Portland Design Associates’ Ibrahim Ibrahim discusses the changing face of retail and points out that developers should sell space based on data rather than square footage
“I am a firm believer that the internet will not kill shops – it will liberate them”
In an ideal world, design processes would all be based on research and a rich understanding of the end user. Couple that with market, sector and technology insights, and you’ve got a winning formula. There are key ways to ensure this both happens and is effective – for example, we created a dedicated insights team to perform the sole function of ensuring our designers are thoroughly informed about future behaviours and mindsets of consumers.
For us, it’s consumer journeys and missions that drive the concept and should be the focus of developers and architects. In fact, this data capture ability led us to the realisation that the space race is over for retailers.

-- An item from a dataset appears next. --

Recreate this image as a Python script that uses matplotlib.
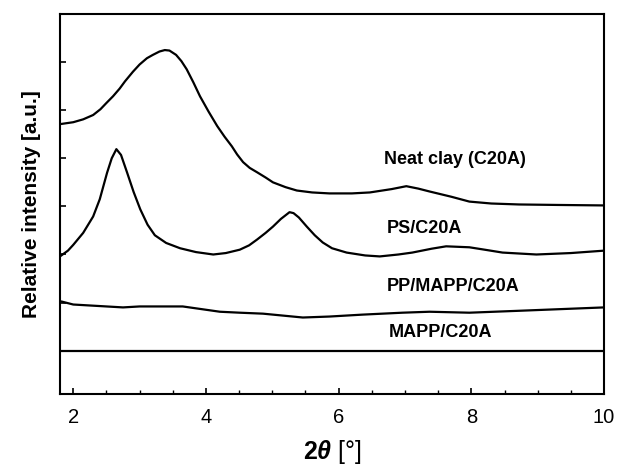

For anchor stores or major space users, the idea of needing more and more space is no longer the case. What has in fact happened is a percentage of sales has moved online and space is evolving from transactional use to experiential.
Through the shift to online shopping, the e-commerce market is currently valued at $7bn globally. Looking at the shopping haven of the Middle East, the e-commerce market in the UAE is expected to reach $2bn in 2018. Interestingly, a Mastercard behavioural study in 2014 revealed that nearly 35% of Middle East citizens had previously accessed the internet to shop online, 44% of whom had made at least one online purchase in the previous three months.
With local internet penetration of over 90%, there is so much data available to us which we should be able to translate into a clear path that developers should take. It’s imperative we take a look at the data made available to us, if we are to stay ahead of the curve, boost the retail sector across the UAE and become the proposed fashion destination of the Middle East alongside the likes of Paris, London and Milan.
I am a firm believer that the internet will not kill shops – it will liberate them, as increasingly we are looking at money not changing hands in-store. When it is no longer the focus of a space, that space evolves creatively. Retail is about three things: recruitment (sourcing customers), transaction (sales) and retention (loyalty). Increasingly, we are looking at transactions happening online and physical stores being about recruitment and retention.
The space retailers do have will be used more and more for experiences rather than transactions, much like the Apple store, which is designed to be entertainment- and leisure-driven. You can buy an iPhone as you walk down the Avenue, enjoy a seminar with artists in the Forum, fix your laptop under the trees in the Genius Grove and get some training in the Boardroom. You’ve been in an Apple Store the whole time.
Retail will take on more of a hybrid role, for the most part anchored by food and beverage, while turning into more of a social destination. Good examples of retailers turning experiential are beauty stores. Brands will create a hybrid of products and services, like makeup stores selling products as well as offering services like manicures and pedicures on site. Think of it as a lifestyle destination for a specific requirement.
Shoppers are changing, so shopping mall tenants are changing, which means developers have to change too. The issue for the developer is the changing net-to-gross ratio, whereby there will be a convergence of public and tenanted spaces, without a clear demarcation of spaces owned by a retailer and public space. Sales-per-square-metre will no longer be how one values a piece of real estate – developers need new ways to show a tenant the value of taking space within a specific mall or destination.
Developers are able to capture granular data with the use of modern technology and hence charge based on the quality of audience. A developer’s asset is also its audience, not just its space, and like it or not, this shifts developers from the property business into the media business, where they must begin to think and behave like media brands that own media platforms.
Developers need to look at commercial models of media companies. If you look at a publishing house, it charges for digital advertising based on impressions – how many of what very specific type of person will see a brand by paying to be in this location. This is what developers need to adopt and support with statistics.
Let’s now look at the future planning of retail destinations. As designers looking to design a retail destination, we must understand the shopper. To future proof a retail destination, you need to understand how the aforementioned data will affect design. If we say retail destinations are to become media platforms and brands need physical space to engage with customers, we are looking at very different designs. These are designs which will ultimately include hybrid, soft, programmable spaces, acting as destinations which are not limited to transaction but also include engagement and experiential opportunities. These spaces need to be versatile and reactive.
Smart architecture will be designed with anthropology, not architecture at its core. It really is people and places, not building and spaces. As a result, we are increasingly working with our partners to ensure that we provide developers in the region with valuable insight and design, in order to keep the region at the global forefront of retail. It would be fantastic to see early adoption by the UAE, as this type of approach is increasingly commonplace across Europe and the US.